(Records with drawing code)
● ● ● ●

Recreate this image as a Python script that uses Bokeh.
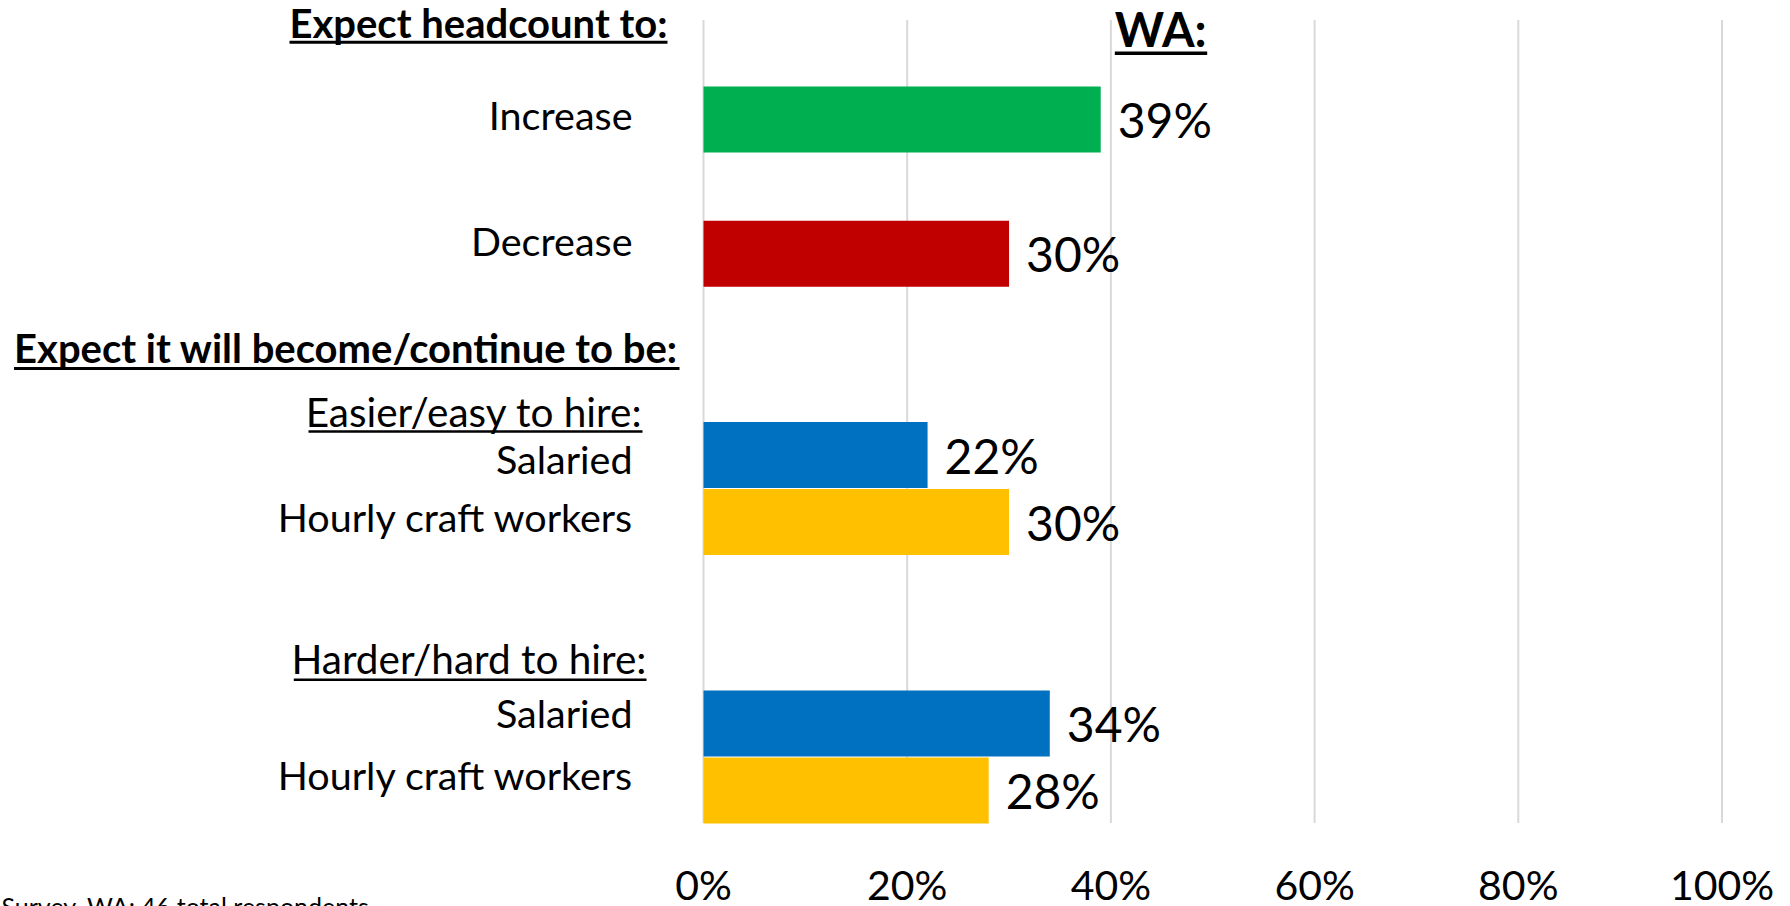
from bokeh.plotting import figure
from bokeh.models import Range1d, ColumnDataSource
from bokeh.core.properties import value
from bokeh.embed import file_html
from bokeh.resources import INLINE

# ---------------- data ----------------
HEADCOUNT_CATS = ["Increase", "Decrease"]
HEADCOUNT_VALS = [0.39, 0.30]
HIRE_GROUPS = ["Easier/easy to hire:", "Harder/hard to hire:"]
WORKER_TYPES = ["Salaried", "Hourly craft workers"]
SALARIED_VALS = [0.22, 0.34]
HOURLY_VALS = [0.30, 0.28]
TICKS = [0.0, 0.2, 0.4, 0.6, 0.8, 1.0]
TICK_LABELS = ["0%", "20%", "40%", "60%", "80%", "100%"]
REGION = "WA:"
HEADER_1 = "Expect headcount to:"
HEADER_2 = "Expect it will become/continue to be:"
FOOTNOTE = "Survey, WA: 46 total respondents"

GREEN, RED, BLUE, YELLOW = "#00B050", "#C00000", "#0070C0", "#FFC000"
GRID = "#D9D9D9"
FONT = value("Lato")

# ---------------- layout ----------------
W, H, M = 1790, 906, 0
X0_PX, PX_PER_UNIT = 703.0, 1018.5      # page x of 0 %, px per 100 %
Y0_PX, SLOT_PX = 119.0, 67.1            # page y of first bar row, px per row slot
BAR_H = 66.0 / SLOT_PX


def xd(px):
    return (px - X0_PX) / PX_PER_UNIT


def yd(py):
    return (py - Y0_PX) / SLOT_PX


p = figure(width=W, height=H, output_backend="svg", toolbar_location=None,
           x_range=Range1d(xd(M), xd(M + W)), y_range=Range1d(yd(M + H), yd(M)),
           x_axis_location=None, y_axis_location=None, min_border=0,
           background_fill_color="white", border_fill_color="white")
p.outline_line_color = None
p.grid.visible = False

# row slots: headcount rows, then two groups of (salaried, hourly)
head_slots = [0, 2]
group_slots = [5, 9]
sal_slots = [g for g in group_slots]
hr_slots = [g + 1 for g in group_slots]

# gridlines from tick values
p.segment(x0=TICKS, x1=TICKS, y0=yd(19.5), y1=yd(822.5), line_color=GRID, line_width=2)

# bars
slots = head_slots + sal_slots + hr_slots
vals = HEADCOUNT_VALS + SALARIED_VALS + HOURLY_VALS
colors = [GREEN, RED] + [BLUE] * len(SALARIED_VALS) + [YELLOW] * len(HOURLY_VALS)
src = ColumnDataSource(dict(y=slots, v=vals, c=colors,
                            t=[f"{round(v * 100)}%" for v in vals]))
p.hbar(y="y", left=0, right="v", height=BAR_H, fill_color="c", line_color=None, source=src)

# value labels
p.text(x="v", y="y", text="t", source=src, x_offset=17, y_offset=0,
       text_font=FONT, text_font_size="48px", text_color="black",
       text_align="left", text_baseline="middle")

# category labels (right aligned)
cat_text = HEADCOUNT_CATS + [WORKER_TYPES[0]] * 2 + [WORKER_TYPES[1]] * 2
cat_x = [xd(632), xd(632), xd(632), xd(632), xd(633.5), xd(633.5)]
cat_y = [yd(113.5), yd(240), yd(457.5), yd(712), yd(515.5), yd(774)]
p.text(x=cat_x, y=cat_y, text=cat_text,
       text_font=FONT, text_font_size="39.5px", text_color="black",
       text_align="right", text_baseline="middle")

# group headers (underlined, regular)
p.text(x=[xd(642), xd(646)], y=[yd(410.5), yd(658)], text=HIRE_GROUPS,
       text_font=FONT, text_font_size="40.5px", text_color="black",
       text_align="right", text_baseline="middle")
p.segment(x0=[xd(308), xd(293.3)], x1=[xd(642), xd(646)], y0=[yd(431), yd(679.3)],
          y1=[yd(431), yd(679.3)], line_color="black", line_width=2.5)

# bold headers
p.text(x=[xd(667)], y=[yd(22)], text=[HEADER_1], text_font=FONT, text_font_size="40px",
       text_font_style="bold", text_color="black", text_align="right",
       text_baseline="middle")
p.text(x=[xd(13.5)], y=[yd(347)], text=[HEADER_2], text_font=FONT, text_font_size="40px",
       text_font_style="bold", text_color="black", text_align="left",
       text_baseline="middle")
p.text(x=[xd(1114.3)], y=[yd(28.7)], text=[REGION], text_font=FONT, text_font_size="47px",
       text_font_style="bold", text_color="black", text_align="left",
       text_baseline="middle")
p.segment(x0=[xd(289), xd(13.5), xd(1114.3)], x1=[xd(667), xd(679), xd(1206.7)],
          y0=[yd(41.7), yd(368), yd(52.7)], y1=[yd(41.7), yd(368), yd(52.7)],
          line_color="black", line_width=[3, 3, 3.5])

# x tick labels
p.text(x=TICKS, y=[yd(884)] * len(TICKS), text=TICK_LABELS, text_font=FONT,
       text_font_size="41px", text_color="black", text_align="center",
       text_baseline="middle")

# footnote (cut off at the bottom as in the original)
p.text(x=[xd(1)], y=[yd(905.5)], text=[FOOTNOTE], text_font=FONT, text_font_size="25px",
       text_color="black", text_align="left", text_baseline="middle")

open("out.html", "w").write(file_html(p, INLINE))
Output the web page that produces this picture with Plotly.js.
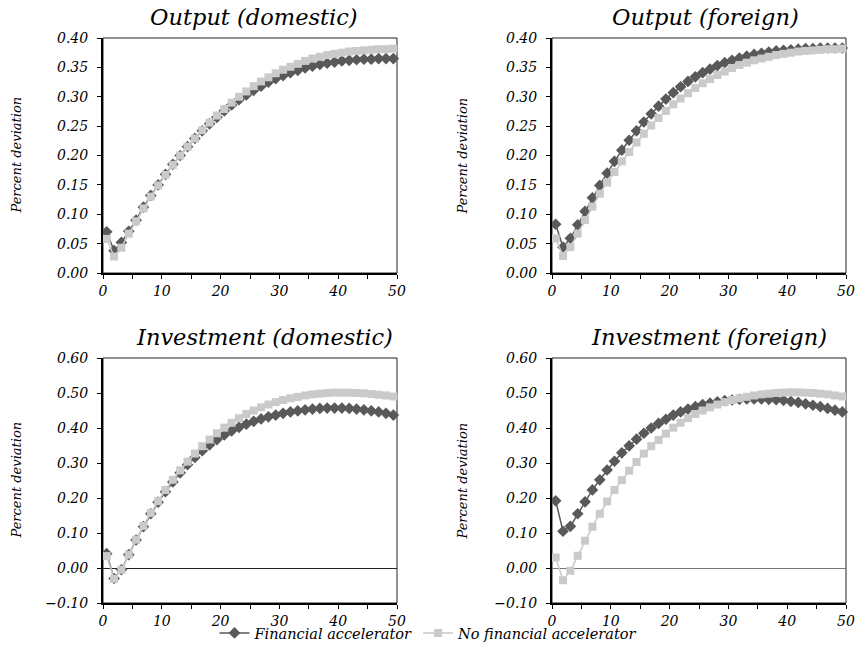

● ● ● ●

§ **TASK STATEMENT**: Extract every line that has the string "page" in it.

§ **THE RESULT**:
X0_PX, PX_PER_UNIT = 703.0, 1018.5      # page x of 0 %, px per 100 %
Y0_PX, SLOT_PX = 119.0, 67.1            # page y of first bar row, px per row slot
Output the web page that produces this picture with Plotly.js.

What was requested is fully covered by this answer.